Tuesday, May 23, 2017

Olive Copperbottom

As the comedy festival comes to a close, we took in our last show of the festival. Again, a performer that we’d seen before, in the shape of Penny Ashton. Last year we saw her produce Promise and Promiscuity, in collaboration with Jane Austen. This time round, she’d teamed up with Charles Dickens to create a new musical, Olive Copperbottom.

We went to dinner first at Portlander. This is the (mainly) steak restaurant in the Wellington Rydges hotel, and I’ve been there a couple of times before and found their burgers to be tasty during WOAP. In the evening they’re a bit pricey, but we were armed with our Entertainment discount to bring things down to a more manageable level. The food was good (but not brilliant) and the service distinctly dodgy. And I’m glad to see I’m not the only one who thinks this place has gone downhill somewhat. I don’t think I’ll be in a hurry to go back.

Olive Copperbottom is a one-woman show performed at the Circa Theatre. The evening’s audience was a little on the small side, and we were encouraged to sit in the first two rows of the smaller, Circa 2, auditorium. No matter. We were in the front row, and were often called upon to respond, although (fortunately) not to actively participate in the show. The story revolves around orphan Olive and her adventures in the orphanage, her career on the stage after leaving said orphanage, and the discovery of who she really is. In this respect, very much like a lot of Dickens’ other plots. Naturally, there’s singing and dancing, and topical references thrown in for good measure. The characters’ names also follow Dickensian tradition, with Mrs. Scabbybits being a particular standout.

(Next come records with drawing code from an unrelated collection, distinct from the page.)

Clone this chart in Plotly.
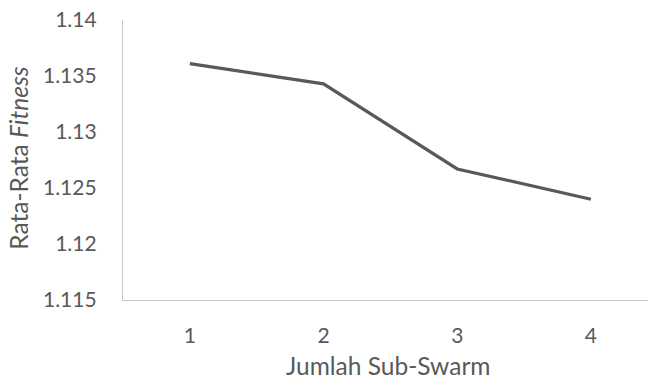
import plotly.graph_objects as go

# Average fitness per number of sub-swarms
sub_swarm = [1, 2, 3, 4]
avg_fitness = [1.1361, 1.1343, 1.1267, 1.1240]

y_ticks = [1.115, 1.12, 1.125, 1.13, 1.135, 1.14]
y_tick_labels = ["1.115", "1.12", "1.125", "1.13", "1.135", "1.14"]

text_color = "#595959"
axis_color = "#c9c9c9"
font_family = "Lato, Open Sans, sans-serif"

fig = go.Figure(
    go.Scatter(
        x=sub_swarm,
        y=avg_fitness,
        mode="lines",
        line=dict(color="#595959", width=3.2),
        hoverinfo="x+y",
    )
)

fig.update_layout(
    width=648,
    height=383,
    margin=dict(l=123, r=0, t=20, b=83),
    paper_bgcolor="white",
    plot_bgcolor="white",
    showlegend=False,
    font=dict(family=font_family, size=21, color=text_color),
    xaxis=dict(
        range=[0.5, 4.427],
        tickvals=sub_swarm,
        ticktext=[str(v) for v in sub_swarm],
        showgrid=False,
        zeroline=False,
        showline=True,
        linecolor=axis_color,
        linewidth=1.3,
        ticks="",
        ticklabelstandoff=17,
        tickfont=dict(size=21, color=text_color),
    ),
    yaxis=dict(
        range=[1.115, 1.14],
        tickvals=y_ticks,
        ticktext=y_tick_labels,
        showgrid=False,
        zeroline=False,
        showline=True,
        linecolor=axis_color,
        linewidth=1.3,
        ticks="",
        ticklabelstandoff=21,
        tickfont=dict(size=21, color=text_color),
    ),
    annotations=[
        dict(
            text="Jumlah Sub-Swarm",
            xref="paper", yref="paper",
            x=0.505, y=-0.235,
            xanchor="center", yanchor="middle",
            showarrow=False,
            font=dict(size=24.5, color=text_color),
        ),
        dict(
            text="Rata-Rata <i>Fitness</i>",
            xref="paper", yref="paper",
            x=-0.198, y=0.505,
            xanchor="center", yanchor="middle",
            textangle=-90,
            showarrow=False,
            font=dict(size=24.5, color=text_color),
        ),
    ],
)

fig.write_html("out.html")
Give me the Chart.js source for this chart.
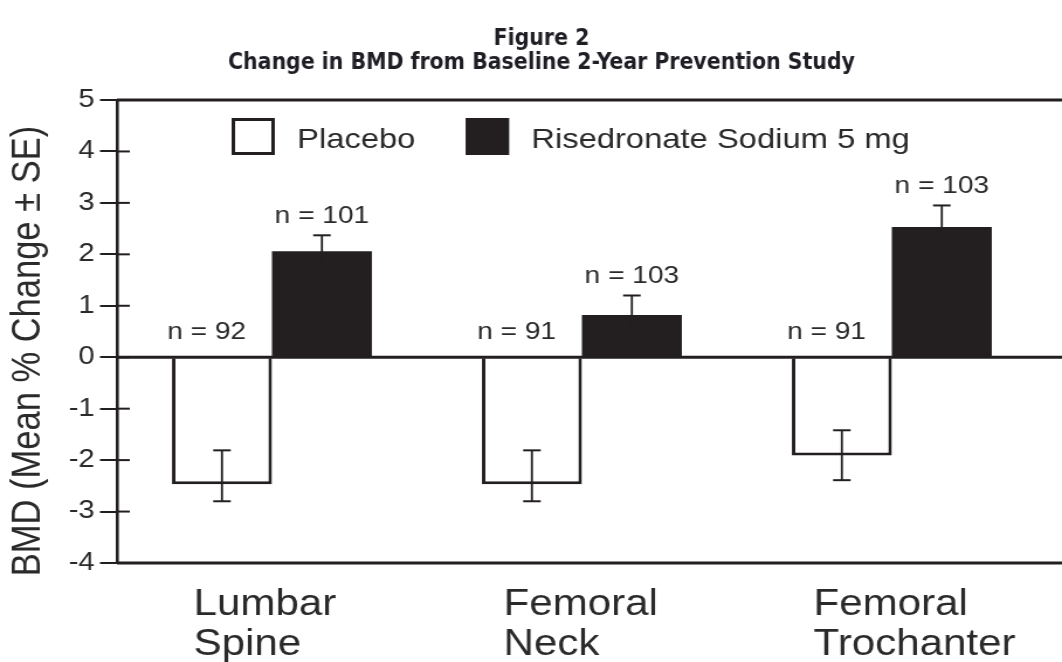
<!DOCTYPE html>
<html>
<head>
<meta charset="utf-8">
<script src="https://cdn.jsdelivr.net/npm/chart.js@4.4.1/dist/chart.umd.min.js"></script>
<style>
  html, body { margin: 0; padding: 0; background: #fff; }
  /* the original scan is stretched sideways, so the canvas is too */
  #chart { display: block; width: 1062px !important; height: 662px !important; }
</style>
</head>
<body>
<canvas id="chart" width="908" height="662" style="width:1062px;height:662px"></canvas>
<script>
const categories = [['Lumbar', 'Spine'], ['Femoral', 'Neck'], ['Femoral', 'Trochanter']];
const seriesNames = ['Placebo', 'Risedronate Sodium 5 mg'];

const placeboMean = [-2.47, -2.47, -1.91];
const placeboSeLow = [-2.80, -2.80, -2.39];
const placeboSeHigh = [-1.81, -1.81, -1.42];
const placeboN = [92, 91, 91];

const risedronateMean = [2.06, 0.82, 2.53];
const risedronateSeLow = [1.75, 0.44, 2.11];
const risedronateSeHigh = [2.37, 1.20, 2.95];
const risedronateN = [101, 103, 103];

const yMin = -4;
const yMax = 5;

const titleLines = ['Figure 2', 'Change in BMD from Baseline 2-Year Prevention Study'];
const yTitle = 'BMD (Mean % Change \u00b1 SE)';

const ink = '#231f20';
const textInk = '#2a2a2a';
const sans = "'Liberation Sans', Arial, sans-serif";

const decor = {
  id: 'decor',
  afterDatasetsDraw(chart) {
    const {ctx, chartArea, scales: {x, y}} = chart;
    ctx.save();
    ctx.strokeStyle = ink;

    // top, zero and bottom rules run to the right edge
    ctx.lineWidth = 3;
    [yMax, 0, yMin].forEach(v => {
      const py = y.getPixelForValue(v);
      ctx.beginPath();
      ctx.moveTo(chartArea.left, py);
      ctx.lineTo(chart.width, py);
      ctx.stroke();
    });

    // tick marks also poke inside the axis
    ctx.lineWidth = 2;
    y.ticks.forEach(t => {
      const py = y.getPixelForValue(t.value);
      ctx.beginPath();
      ctx.moveTo(chartArea.left, py);
      ctx.lineTo(chartArea.left + 11, py);
      ctx.stroke();
    });

    // error bars + n labels
    chart.data.datasets.forEach((ds, i) => {
      chart.getDatasetMeta(i).data.forEach((bar, j) => {
        const lo = y.getPixelForValue(ds.seLow[j]);
        const hi = y.getPixelForValue(ds.seHigh[j]);
        ctx.lineWidth = 1.8;
        ctx.beginPath();
        ctx.moveTo(bar.x, lo);
        ctx.lineTo(bar.x, hi);
        ctx.stroke();
        ctx.lineWidth = 2;
        [lo, hi].forEach(py => {
          ctx.beginPath();
          ctx.moveTo(bar.x - 7.5, py);
          ctx.lineTo(bar.x + 7.5, py);
          ctx.stroke();
        });

        ctx.fillStyle = textInk;
        ctx.font = '24px ' + sans;
        ctx.textAlign = 'center';
        ctx.textBaseline = 'alphabetic';
        const txt = 'n = ' + ds.counts[j];
        if (ds.data[j] >= 0) {
          ctx.fillText(txt, bar.x, hi - 12);
        } else {
          ctx.fillText(txt, bar.x - 13, y.getPixelForValue(0) - 18);
        }
      });
    });

    // category labels, left aligned in two lines
    ctx.fillStyle = textInk;
    ctx.font = '36px ' + sans;
    ctx.textAlign = 'left';
    chart.data.labels.forEach((lab, j) => {
      const cx = x.getPixelForValue(j) - 67;
      lab.forEach((line, k) => ctx.fillText(line, cx, chartArea.bottom + 52 + k * 40));
    });

    // legend inside the plot
    ctx.font = '28px ' + sans;
    let lx = 198;
    chart.data.datasets.forEach((ds, i) => {
      ctx.fillStyle = ds.backgroundColor;
      ctx.fillRect(lx, 118, 37, 37);
      ctx.lineWidth = 3;
      ctx.strokeStyle = ink;
      ctx.strokeRect(lx + 1.5, 119.5, 34, 34);
      ctx.fillStyle = textInk;
      ctx.fillText(ds.label, lx + 56, 148);
      lx += 56 + ctx.measureText(ds.label).width + 43;
    });

    // y axis title, sitting a bit low like the original
    ctx.save();
    ctx.translate(24, 351);
    ctx.rotate(-Math.PI / 2);
    ctx.textAlign = 'center';
    ctx.textBaseline = 'middle';
    ctx.font = '34.5px ' + sans;
    ctx.fillStyle = textInk;
    ctx.fillText(yTitle, 0, 0);
    ctx.restore();

    // title in a squeezed bold face
    ctx.fillStyle = '#1e1e24';
    ctx.textAlign = 'center';
    ctx.font = "bold 23px 'DejaVu Sans Condensed', 'Liberation Sans', sans-serif";
    const sx = 536 / ctx.measureText(titleLines[1]).width;
    titleLines.forEach((line, k) => {
      ctx.save();
      ctx.translate(463, 45 + k * 24);
      ctx.scale(sx, 1);
      ctx.fillText(line, 0, 0);
      ctx.restore();
    });
    ctx.restore();
  }
};

new Chart(document.getElementById('chart'), {
  type: 'bar',
  data: {
    labels: categories,
    datasets: [
      {
        label: seriesNames[0],
        data: placeboMean,
        seLow: placeboSeLow,
        seHigh: placeboSeHigh,
        counts: placeboN,
        backgroundColor: '#ffffff',
        borderColor: ink,
        borderWidth: 3
      },
      {
        label: seriesNames[1],
        data: risedronateMean,
        seLow: risedronateSeLow,
        seHigh: risedronateSeHigh,
        counts: risedronateN,
        backgroundColor: ink,
        borderColor: ink,
        borderWidth: 0
      }
    ]
  },
  options: {
    responsive: false,
    devicePixelRatio: 1,
    animation: false,
    events: [],
    layout: { padding: { left: 0, right: 13, top: 100, bottom: 99 } },
    datasets: { bar: { categoryPercentage: 0.645, barPercentage: 1 } },
    plugins: { legend: { display: false }, title: { display: false }, tooltip: { enabled: false } },
    scales: {
      x: { display: false },
      y: {
        min: yMin,
        max: yMax,
        afterFit(scale) { scale.width = 100; },
        ticks: { stepSize: 1, color: textInk, padding: 4.5, font: { family: sans, size: 25 } },
        grid: { drawOnChartArea: false, tickLength: 14.5, color: ink, lineWidth: 2 },
        border: { color: ink, width: 2.6 },
        title: { display: false }
      }
    }
  },
  plugins: [decor]
});
</script>
</body>
</html>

At the end of the show she exhorted us to tell all our friends about it, and also publicised her fridge magnets for sale in the foyer (“you’ll have to walk past me to get out”, she told us). But we didn’t need the hard sell as wanted them anyway, to add to our collection from last year.

Penny is taking Promise And Promiscuity to the UK later in the year, so all my UK readers (both of you) please take a look at her website and see if there’s a show near you! If you’re a Londoner (and maybe it’s because I am one), then the Greenwich Theatre is the place to go.